After years of inactivity, the real estate sector in India is undergoing some significant changes that are all set to enhance the growth of this industry. In keeping with the development of better policies and regulations for ensuring high quality and profitable real estate development for investors, the Securities and Exchange Board of India has come up with an innovative investment procedure that will enable the general public to invest in common units of income-generating properties. The scheme is based on creating “Real Estate Investment Trusts”, which will be empowered to own and manage properties that have already been developed and are capable of generating income.
REIT scheme has been in the pipeline for quite a while now as SEBI had earlier planned to introduce the scheme in 2008 itself. However, it was only in August 2014 that the long–pending proposal got final approval from the SEBI board clearing the way for Indian developers and financial institutions to set up the investment trusts. Before you start exploring your options and benefits under the new scheme, let’s take a look at what the scheme actually has to offer.
Prominent Features Of REIT Schemes.
If you follow the international real estate market, you must already be aware of the existence of REIT systems in countries such as Australia, USA and Singapore. You might also be unaware of the fact that SEBI has recently established the norms that would govern the functioning of the REITs.

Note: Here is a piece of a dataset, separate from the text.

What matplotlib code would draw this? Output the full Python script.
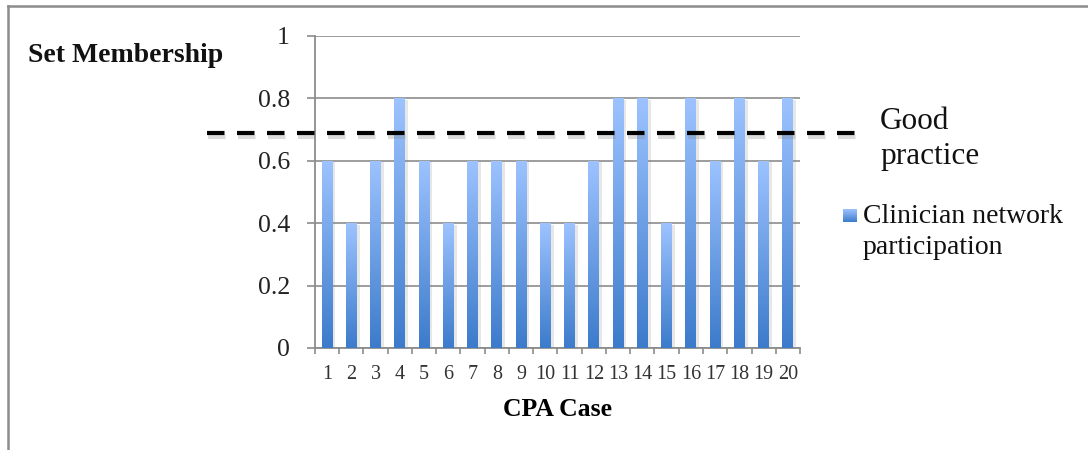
import numpy as np
import matplotlib
matplotlib.use("Agg")
import matplotlib.pyplot as plt
import matplotlib.patheffects as pe
from matplotlib.lines import Line2D
from matplotlib.colors import LinearSegmentedColormap

plt.rcParams['font.family'] = ['Liberation Serif', 'DejaVu Serif']

# set membership score for each CPA case
cases = list(range(1, 21))
membership = [0.6, 0.4, 0.6, 0.8, 0.6, 0.4, 0.6, 0.6, 0.6, 0.4,
              0.4, 0.6, 0.8, 0.8, 0.4, 0.8, 0.6, 0.8, 0.6, 0.8]
good_practice = 0.69
series_name = "Clinician network\nparticipation"

grid_col = '#8c8c8c'
blues = LinearSegmentedColormap.from_list('bar_grad', ['#3c7bcb', '#9dc3ff'])
grad = np.linspace(0, 1, 256).reshape(-1, 1)

fig = plt.figure(figsize=(10.88, 4.5), dpi=100)
ax = fig.add_axes([0.2895, 0.2267, 0.4458, 0.6933])

bars = ax.bar(cases, membership, width=0.45, color='#6a9ee8', zorder=2,
              path_effects=[pe.SimplePatchShadow(offset=(2, -1), shadow_rgbFace='#888888', alpha=0.2),
                            pe.Normal()])
# vertical gradient inside every bar
for b in bars:
    x0, y0 = b.get_x(), b.get_y()
    im = ax.imshow(grad, cmap=blues, origin='lower', aspect='auto', zorder=3,
                   extent=(x0, x0 + b.get_width(), y0, y0 + b.get_height()))
    im.set_clip_path(b)

ax.set_xlim(0.5, 20.5)
ax.set_ylim(0, 1)
ax.set_yticks(np.arange(0, 1.01, 0.2))
ax.set_yticklabels(['0', '0.2', '0.4', '0.6', '0.8', '1'])
ax.set_xticks(cases)
ax.set_xticks(np.arange(0.5, 21, 1), minor=True)
ax.tick_params(axis='y', length=6, width=1.2, color=grid_col, pad=12, labelsize=18.5, labelcolor='#222222')
ax.tick_params(axis='x', which='major', length=0, pad=12, labelsize=14.5, labelcolor='#333333')
ax.tick_params(axis='x', which='minor', length=4, width=1.2, color=grid_col)
ax.grid(axis='y', color=grid_col, lw=1.2, zorder=0)
for s in ['top', 'right']:
    ax.spines[s].set_visible(False)
for s in ['left', 'bottom']:
    ax.spines[s].set_color(grid_col)
    ax.spines[s].set_linewidth(1.3)
ax.set_xlabel('CPA Case', fontsize=18.5, fontweight='bold', labelpad=10)

# dashed benchmark line running past both sides of the axes
ax.plot([-0.223, 1.134], [good_practice, good_practice], transform=ax.get_yaxis_transform(),
        color='black', lw=3, ls=(0, (4.2, 3.0)), clip_on=False, zorder=5,
        path_effects=[pe.SimpleLineShadow(offset=(1, -3), shadow_color='#888888', alpha=0.3),
                      pe.Normal()])
fig.text(880 / 1088, 1 - 139 / 450, 'Good\npractice', fontsize=22.5, ha='left', va='center',
         linespacing=1.3, color='#111111')

fig.text(28 / 1088, 1 - 55 / 450, 'Set Membership', fontsize=20, fontweight='bold',
         ha='left', va='center', color='#111111')

# legend entry: gradient square plus label
lax = fig.add_axes([843 / 1088, 1 - 222 / 450, 14 / 1088, 13 / 450])
lax.imshow(grad, cmap=blues, origin='lower', aspect='auto')
lax.axis('off')
fig.text(863 / 1088, 1 - 232 / 450, series_name, fontsize=20, ha='left', va='center',
         linespacing=1.3, color='#111111')

# outer frame (left and top edges)
fig.add_artist(Line2D([8 / 1088, 8 / 1088], [0, 1 - 6 / 450], color=grid_col, lw=1.8))
fig.add_artist(Line2D([8 / 1088, 1], [1 - 6 / 450, 1 - 6 / 450], color=grid_col, lw=1.8))

fig.savefig('out.png', dpi=100, facecolor='white')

The main highlights of the same are listed below.
- The REITs will be registered as trusts with SEBI and will not be empowered to launch any schemes on their own.
- All REIT schemes will be strictly closed real estate investment procedures that will be initiated with the primary purpose of providing profits for unit holders.
- An REIT should hold at least 80% of its assets in properties, besides which it should have a minimum 50% controlling interest in share capital.
- An REIT can have a maximum of three sponsors each of whom can hold up to 5% while the collective holdings of the sponsors cannot exceed beyond 25% for at least three years from the date of listing.
- An REIT must necessarily invest a minimum of 80% of its assets in only properties that are complete and ready to generate revenue.
- In order to maintain the transparency in investments, REITs will have to go through an annual valuation, and they will be required to declare their and net asset values bi-annually besides updating their value after every six months.
- The REITs will be eligible to invest only in Indian assets and it is also proposed to keep vacant and agricultural lands beyond their reach.
- REITs can raise funds only through an initial offering, besides which the REIT units will have to be necessarily listed on the stock exchange.
- A REIT is required to invest in a minimum of two projects with the investments in a single project not going above 60%.
Expected Benefits Offered By REIT
The need for REIT like schemes has been felt by Indian real estate market for countless years now. With the scheme finally seeing the light of the day, it is believed to introduce internationally accepted funding practices in the Indian property market. Mentioned below are some of the major benefits that you can expect with the launch of REITs scheme.
- With the setting up of REITs cash-strapped developers with gain an easier access to funds while financial institutions and individuals with high-net worth will get better avenues for investment.
- With the provision for investment in developed properties only, it will ensure relatively safer investments as compared to investment in properties that are still being developed.
- REITs will not only provide an easier exit route for people interested in investing for a short term but also ensure them of a regular income.
- The returns generated by these trusts will be either from the rental income of developed properties or through capital gains on real estate, which in turn will help in increasing the depth of the Indian property market.
- It will help you to channelize your savings into the real estate sector in a regulated manner which in turn will ensure better returns with minimal risks.
- In case you are a real estate developer, setting up an REIT will enable you to commercialize your property and also provide you with additional liquidity.
- As an investor, you will be eligible to receive a share of the 90% of the REIT’s net distributable cash flows.
- Since REITs will use the investors money to buy real estate options, you as an investor are likely to receive the benefit of property price rise without facing the hurdles of buying and maintaining any property.
- It will ensure the maturity of the Indian real estate sector by minimizing individual speculation and enhancing professional investment and management.
Scope And Future OF REITs In Indian Real Estate Market
The launch of the REIT scheme has leased in new life into the choppy real estate market in India. With this asset-based investment option, real estate developers can now invest their money easily without feeling trapped in the plethora of regulatory approvals. Both developers and investors are considering the launch of this scheme to provide a major boost to the investors and revive the interest of both domestic and foreign investors.
The government is also encouraging real estate investment through REITs as is evident through its announcement about planning friendlier tax norms for the scheme. This has led to several financial institutions and real estate firms already initiating the process of setting up REITs. With diversified investment risks through a large pool of investment in multiple properties, most major banks are also favoring the scheme as it minimizes the chances of loss through funding of several projects. In view of these facts it would not be wrong to state that REITs are all set to revive the confidence of people related to the real estate investment in a direct or indirect manner and help enhance the growth of this sector in a significant manner.